▶ The input:
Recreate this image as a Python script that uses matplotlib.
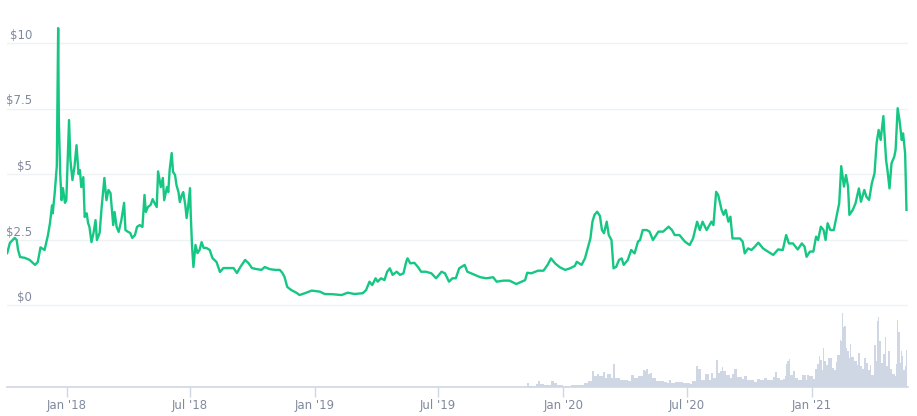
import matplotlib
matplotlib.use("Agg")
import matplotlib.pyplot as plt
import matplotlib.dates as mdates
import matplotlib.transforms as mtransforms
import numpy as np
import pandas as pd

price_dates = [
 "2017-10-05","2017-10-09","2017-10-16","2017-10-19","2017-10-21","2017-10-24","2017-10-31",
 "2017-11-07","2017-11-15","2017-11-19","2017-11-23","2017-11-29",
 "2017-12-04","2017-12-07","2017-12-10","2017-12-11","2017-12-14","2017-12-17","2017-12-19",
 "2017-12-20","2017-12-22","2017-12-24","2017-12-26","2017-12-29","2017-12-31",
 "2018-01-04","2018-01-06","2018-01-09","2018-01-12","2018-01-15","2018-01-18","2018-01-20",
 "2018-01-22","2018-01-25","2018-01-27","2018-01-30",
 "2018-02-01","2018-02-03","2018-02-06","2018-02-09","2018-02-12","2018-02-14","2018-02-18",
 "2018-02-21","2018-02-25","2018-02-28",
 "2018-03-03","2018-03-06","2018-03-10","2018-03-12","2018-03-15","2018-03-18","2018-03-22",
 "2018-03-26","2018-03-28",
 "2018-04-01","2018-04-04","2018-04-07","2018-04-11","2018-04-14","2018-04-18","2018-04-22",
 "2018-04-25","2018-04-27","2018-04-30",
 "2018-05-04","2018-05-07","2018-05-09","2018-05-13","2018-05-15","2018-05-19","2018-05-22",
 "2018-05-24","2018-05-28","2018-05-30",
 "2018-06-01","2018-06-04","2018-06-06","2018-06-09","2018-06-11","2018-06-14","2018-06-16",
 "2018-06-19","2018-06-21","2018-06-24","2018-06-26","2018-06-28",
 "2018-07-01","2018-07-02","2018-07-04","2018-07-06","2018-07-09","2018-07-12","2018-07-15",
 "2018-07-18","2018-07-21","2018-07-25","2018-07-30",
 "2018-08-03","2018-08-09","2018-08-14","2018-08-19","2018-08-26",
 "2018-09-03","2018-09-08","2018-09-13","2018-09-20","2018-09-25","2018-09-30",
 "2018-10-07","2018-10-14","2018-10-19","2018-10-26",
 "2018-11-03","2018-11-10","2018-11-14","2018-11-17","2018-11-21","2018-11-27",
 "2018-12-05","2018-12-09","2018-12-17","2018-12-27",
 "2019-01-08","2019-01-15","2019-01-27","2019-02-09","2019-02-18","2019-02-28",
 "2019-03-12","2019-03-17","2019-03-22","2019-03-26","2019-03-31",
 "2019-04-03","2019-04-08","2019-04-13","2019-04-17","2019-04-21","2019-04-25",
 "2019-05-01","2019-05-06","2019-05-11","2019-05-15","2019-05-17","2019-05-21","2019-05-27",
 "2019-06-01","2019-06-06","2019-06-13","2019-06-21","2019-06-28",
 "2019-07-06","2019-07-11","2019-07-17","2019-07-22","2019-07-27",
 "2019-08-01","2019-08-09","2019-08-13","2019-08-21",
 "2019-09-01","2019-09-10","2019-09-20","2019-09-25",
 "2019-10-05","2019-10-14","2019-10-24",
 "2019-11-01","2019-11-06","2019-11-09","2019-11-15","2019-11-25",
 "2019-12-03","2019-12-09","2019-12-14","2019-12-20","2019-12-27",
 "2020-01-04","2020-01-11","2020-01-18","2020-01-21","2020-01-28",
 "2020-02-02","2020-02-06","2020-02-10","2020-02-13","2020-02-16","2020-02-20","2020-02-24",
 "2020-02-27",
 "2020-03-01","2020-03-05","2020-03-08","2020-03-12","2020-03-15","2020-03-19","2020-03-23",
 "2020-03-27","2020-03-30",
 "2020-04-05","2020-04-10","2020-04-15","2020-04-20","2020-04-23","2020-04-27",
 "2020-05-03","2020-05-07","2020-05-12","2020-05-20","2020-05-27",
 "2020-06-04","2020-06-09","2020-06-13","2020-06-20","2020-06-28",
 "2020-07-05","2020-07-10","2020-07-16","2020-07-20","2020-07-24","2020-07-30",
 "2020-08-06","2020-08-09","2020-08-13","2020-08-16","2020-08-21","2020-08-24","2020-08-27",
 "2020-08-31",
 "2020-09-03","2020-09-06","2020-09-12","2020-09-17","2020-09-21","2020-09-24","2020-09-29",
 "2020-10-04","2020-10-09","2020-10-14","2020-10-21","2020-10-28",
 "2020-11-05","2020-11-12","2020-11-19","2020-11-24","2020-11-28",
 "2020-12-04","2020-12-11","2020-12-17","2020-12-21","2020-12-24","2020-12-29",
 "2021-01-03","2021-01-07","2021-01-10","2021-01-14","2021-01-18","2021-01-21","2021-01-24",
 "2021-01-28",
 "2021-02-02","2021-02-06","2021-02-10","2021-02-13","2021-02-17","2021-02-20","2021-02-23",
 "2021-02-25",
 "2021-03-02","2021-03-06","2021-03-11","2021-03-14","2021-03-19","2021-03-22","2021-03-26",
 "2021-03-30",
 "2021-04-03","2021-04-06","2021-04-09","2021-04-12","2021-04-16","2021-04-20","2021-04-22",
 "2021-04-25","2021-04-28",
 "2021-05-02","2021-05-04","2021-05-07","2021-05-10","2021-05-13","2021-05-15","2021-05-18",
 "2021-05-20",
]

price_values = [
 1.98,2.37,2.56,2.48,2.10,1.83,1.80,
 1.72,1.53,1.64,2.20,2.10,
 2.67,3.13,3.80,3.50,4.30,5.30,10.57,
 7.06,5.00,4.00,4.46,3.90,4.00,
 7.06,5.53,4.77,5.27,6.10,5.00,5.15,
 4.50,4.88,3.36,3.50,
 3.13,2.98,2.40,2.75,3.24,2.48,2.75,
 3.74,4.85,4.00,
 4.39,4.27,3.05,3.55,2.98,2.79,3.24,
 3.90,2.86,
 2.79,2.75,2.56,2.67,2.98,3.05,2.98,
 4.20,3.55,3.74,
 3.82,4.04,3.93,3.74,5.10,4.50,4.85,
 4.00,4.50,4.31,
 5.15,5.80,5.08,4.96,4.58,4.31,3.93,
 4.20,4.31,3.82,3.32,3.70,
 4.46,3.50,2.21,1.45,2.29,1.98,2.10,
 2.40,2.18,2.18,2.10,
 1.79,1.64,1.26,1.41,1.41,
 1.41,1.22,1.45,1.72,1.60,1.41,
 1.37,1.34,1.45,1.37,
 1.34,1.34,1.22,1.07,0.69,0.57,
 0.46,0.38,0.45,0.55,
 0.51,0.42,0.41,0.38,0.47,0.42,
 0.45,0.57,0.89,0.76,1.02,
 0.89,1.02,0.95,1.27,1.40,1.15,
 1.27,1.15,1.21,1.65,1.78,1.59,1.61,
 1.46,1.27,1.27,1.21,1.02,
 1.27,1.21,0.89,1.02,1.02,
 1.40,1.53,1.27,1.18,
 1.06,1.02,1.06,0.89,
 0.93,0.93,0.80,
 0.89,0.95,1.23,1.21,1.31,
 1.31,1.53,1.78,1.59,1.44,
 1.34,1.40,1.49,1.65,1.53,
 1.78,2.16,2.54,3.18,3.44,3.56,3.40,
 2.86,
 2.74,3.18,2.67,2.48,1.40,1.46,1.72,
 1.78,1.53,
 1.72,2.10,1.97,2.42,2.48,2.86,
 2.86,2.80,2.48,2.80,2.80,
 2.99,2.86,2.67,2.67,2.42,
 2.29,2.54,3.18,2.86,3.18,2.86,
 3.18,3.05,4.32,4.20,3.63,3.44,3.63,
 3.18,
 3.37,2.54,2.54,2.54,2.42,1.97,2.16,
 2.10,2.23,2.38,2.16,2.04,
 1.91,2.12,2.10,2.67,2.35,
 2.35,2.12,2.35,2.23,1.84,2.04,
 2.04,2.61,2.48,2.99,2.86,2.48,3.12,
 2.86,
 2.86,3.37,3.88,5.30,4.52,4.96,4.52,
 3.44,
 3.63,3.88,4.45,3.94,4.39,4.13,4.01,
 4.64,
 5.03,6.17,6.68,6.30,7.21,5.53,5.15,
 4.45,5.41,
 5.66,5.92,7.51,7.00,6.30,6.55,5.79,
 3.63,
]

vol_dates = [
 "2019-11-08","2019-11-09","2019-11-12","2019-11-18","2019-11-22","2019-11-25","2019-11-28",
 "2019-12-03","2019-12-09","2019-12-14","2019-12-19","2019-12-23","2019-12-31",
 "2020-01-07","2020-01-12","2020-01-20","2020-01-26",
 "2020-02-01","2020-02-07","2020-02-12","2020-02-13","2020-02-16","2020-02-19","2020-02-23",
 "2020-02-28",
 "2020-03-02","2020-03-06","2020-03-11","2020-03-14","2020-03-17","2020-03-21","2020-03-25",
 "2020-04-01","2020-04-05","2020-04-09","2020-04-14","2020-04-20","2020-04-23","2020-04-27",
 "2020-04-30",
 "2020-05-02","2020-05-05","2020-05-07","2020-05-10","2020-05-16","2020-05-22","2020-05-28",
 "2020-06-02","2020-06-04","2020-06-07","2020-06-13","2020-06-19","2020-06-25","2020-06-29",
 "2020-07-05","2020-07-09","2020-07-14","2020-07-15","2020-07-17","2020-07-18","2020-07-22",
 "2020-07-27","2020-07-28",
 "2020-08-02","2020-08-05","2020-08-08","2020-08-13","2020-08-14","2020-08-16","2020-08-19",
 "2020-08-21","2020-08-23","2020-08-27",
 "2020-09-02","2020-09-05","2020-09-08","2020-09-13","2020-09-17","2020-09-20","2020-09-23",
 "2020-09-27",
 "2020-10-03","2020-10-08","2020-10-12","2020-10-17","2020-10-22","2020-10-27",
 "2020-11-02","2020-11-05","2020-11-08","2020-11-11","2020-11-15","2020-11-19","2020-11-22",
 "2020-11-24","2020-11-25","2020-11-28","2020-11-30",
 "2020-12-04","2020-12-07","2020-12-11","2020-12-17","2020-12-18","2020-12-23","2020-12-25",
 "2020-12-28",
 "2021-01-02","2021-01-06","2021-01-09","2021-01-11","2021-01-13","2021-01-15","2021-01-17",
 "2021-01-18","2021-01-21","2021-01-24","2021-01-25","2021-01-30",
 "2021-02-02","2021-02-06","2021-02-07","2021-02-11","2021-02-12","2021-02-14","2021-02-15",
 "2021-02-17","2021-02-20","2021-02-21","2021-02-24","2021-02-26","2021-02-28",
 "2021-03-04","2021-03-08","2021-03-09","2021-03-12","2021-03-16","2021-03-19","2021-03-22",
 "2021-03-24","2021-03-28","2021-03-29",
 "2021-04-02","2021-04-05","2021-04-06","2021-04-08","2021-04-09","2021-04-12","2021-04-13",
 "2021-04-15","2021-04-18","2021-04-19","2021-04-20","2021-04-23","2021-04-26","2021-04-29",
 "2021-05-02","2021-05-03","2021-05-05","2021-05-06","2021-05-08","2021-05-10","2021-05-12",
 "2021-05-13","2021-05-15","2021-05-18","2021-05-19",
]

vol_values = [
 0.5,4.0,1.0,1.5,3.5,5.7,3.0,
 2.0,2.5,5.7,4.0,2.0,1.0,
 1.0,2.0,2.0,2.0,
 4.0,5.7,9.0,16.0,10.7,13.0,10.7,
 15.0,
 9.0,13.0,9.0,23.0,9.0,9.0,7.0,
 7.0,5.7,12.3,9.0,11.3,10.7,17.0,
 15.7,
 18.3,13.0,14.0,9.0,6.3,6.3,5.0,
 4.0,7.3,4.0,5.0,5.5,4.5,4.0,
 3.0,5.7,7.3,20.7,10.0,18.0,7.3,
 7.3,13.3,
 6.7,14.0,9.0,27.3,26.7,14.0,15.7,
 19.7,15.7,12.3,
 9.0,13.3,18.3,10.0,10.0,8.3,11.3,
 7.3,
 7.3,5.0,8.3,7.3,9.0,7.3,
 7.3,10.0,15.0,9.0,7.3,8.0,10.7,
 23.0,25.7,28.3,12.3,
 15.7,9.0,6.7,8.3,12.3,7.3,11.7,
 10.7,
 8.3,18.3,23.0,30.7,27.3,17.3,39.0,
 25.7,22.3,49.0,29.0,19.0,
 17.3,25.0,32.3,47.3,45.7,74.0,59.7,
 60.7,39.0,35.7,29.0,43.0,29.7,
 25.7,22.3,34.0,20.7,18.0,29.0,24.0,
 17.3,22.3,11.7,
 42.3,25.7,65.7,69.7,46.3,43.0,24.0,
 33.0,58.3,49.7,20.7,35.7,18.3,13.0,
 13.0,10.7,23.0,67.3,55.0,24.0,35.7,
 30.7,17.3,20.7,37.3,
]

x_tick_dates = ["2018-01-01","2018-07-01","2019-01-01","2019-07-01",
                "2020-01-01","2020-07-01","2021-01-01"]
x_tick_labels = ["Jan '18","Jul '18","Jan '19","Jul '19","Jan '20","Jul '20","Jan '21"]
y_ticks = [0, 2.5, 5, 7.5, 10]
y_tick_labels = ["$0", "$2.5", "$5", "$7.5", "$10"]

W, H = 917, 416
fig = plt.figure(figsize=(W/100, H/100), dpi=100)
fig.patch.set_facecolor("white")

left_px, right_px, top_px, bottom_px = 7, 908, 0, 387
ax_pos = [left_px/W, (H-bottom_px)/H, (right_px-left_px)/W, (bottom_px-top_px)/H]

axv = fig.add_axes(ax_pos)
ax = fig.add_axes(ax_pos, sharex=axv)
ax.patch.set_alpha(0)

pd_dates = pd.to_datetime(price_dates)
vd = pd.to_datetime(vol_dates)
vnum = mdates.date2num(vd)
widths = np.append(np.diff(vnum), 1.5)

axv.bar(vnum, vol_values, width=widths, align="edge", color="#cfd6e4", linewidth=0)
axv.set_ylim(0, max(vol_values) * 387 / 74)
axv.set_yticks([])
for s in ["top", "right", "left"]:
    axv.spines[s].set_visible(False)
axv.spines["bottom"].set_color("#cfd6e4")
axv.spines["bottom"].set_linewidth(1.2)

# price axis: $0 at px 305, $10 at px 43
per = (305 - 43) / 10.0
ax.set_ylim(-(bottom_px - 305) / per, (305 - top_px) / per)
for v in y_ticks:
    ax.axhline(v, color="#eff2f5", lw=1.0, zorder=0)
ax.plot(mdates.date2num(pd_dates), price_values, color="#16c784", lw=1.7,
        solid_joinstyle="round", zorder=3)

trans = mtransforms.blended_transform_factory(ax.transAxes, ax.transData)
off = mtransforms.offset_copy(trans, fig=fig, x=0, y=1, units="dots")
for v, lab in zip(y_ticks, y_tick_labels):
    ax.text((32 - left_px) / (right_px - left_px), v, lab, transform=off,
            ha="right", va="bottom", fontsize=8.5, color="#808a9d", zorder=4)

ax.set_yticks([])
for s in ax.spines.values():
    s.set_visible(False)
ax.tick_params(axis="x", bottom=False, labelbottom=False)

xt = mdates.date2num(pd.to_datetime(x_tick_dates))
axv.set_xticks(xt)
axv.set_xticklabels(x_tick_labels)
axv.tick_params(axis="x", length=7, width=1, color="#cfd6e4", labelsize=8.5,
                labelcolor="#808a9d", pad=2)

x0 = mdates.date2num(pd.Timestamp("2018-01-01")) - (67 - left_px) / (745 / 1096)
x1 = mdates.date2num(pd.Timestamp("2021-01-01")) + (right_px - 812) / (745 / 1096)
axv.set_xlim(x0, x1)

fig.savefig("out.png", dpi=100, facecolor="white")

--

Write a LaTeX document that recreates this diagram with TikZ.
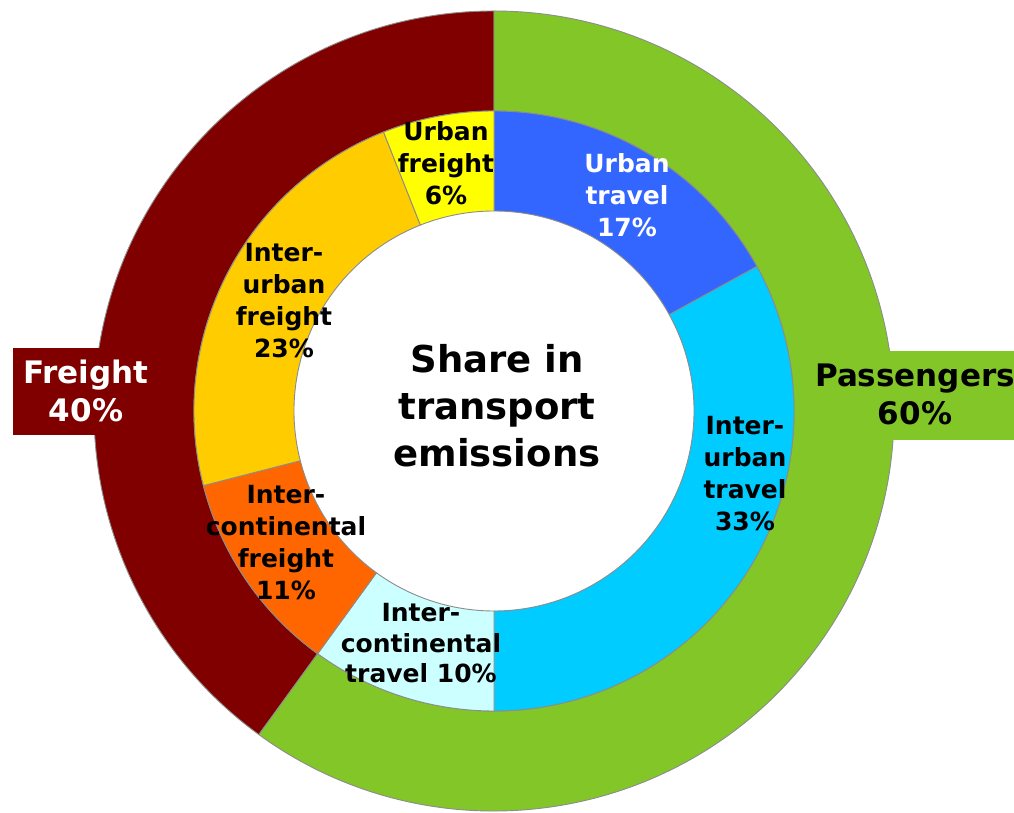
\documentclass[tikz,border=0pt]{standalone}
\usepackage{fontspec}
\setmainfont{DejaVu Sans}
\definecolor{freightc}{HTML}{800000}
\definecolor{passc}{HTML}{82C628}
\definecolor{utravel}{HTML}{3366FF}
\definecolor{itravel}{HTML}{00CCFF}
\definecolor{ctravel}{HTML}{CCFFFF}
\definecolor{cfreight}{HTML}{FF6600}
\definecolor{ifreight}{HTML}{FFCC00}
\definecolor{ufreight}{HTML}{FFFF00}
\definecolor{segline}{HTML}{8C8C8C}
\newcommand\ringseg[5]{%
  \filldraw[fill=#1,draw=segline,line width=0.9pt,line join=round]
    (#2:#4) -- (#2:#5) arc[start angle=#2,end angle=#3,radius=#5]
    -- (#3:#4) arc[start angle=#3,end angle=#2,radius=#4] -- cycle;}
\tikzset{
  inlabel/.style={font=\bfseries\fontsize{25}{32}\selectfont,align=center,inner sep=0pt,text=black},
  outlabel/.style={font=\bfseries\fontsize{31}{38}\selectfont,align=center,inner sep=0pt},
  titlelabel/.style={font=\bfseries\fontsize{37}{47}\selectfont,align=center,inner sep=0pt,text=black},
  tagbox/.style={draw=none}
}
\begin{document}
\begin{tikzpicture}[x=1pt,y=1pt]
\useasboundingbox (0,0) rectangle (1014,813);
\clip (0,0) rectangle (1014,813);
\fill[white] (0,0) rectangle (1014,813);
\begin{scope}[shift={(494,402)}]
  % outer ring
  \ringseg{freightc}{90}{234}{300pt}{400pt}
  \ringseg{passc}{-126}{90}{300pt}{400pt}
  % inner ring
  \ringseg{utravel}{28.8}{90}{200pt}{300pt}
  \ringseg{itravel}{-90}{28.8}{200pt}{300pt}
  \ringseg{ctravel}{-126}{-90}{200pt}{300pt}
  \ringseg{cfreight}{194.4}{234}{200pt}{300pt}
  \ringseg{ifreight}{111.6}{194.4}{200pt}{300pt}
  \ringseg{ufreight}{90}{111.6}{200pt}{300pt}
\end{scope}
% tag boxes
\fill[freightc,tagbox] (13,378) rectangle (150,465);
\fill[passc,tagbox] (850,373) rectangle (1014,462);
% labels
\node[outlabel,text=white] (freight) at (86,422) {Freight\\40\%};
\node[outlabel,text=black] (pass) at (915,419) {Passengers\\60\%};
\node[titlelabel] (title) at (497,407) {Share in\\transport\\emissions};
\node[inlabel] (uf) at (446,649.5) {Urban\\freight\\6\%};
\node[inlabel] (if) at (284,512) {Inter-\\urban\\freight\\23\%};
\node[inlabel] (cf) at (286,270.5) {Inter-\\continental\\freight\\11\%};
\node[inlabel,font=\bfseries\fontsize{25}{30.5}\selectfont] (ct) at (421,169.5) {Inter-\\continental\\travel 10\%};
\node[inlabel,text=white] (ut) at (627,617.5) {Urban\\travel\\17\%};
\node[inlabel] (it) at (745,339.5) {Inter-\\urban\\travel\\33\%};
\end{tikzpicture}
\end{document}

▶ Your instructions: Repeat, word for word, the lines of the material above from the one holding "Recreate this image" through the one holding "import pandas as pd". Leave out pictures.

▶ Result below:
Recreate this image as a Python script that uses matplotlib.
import matplotlib
matplotlib.use("Agg")
import matplotlib.pyplot as plt
import matplotlib.dates as mdates
import matplotlib.transforms as mtransforms
import numpy as np
import pandas as pd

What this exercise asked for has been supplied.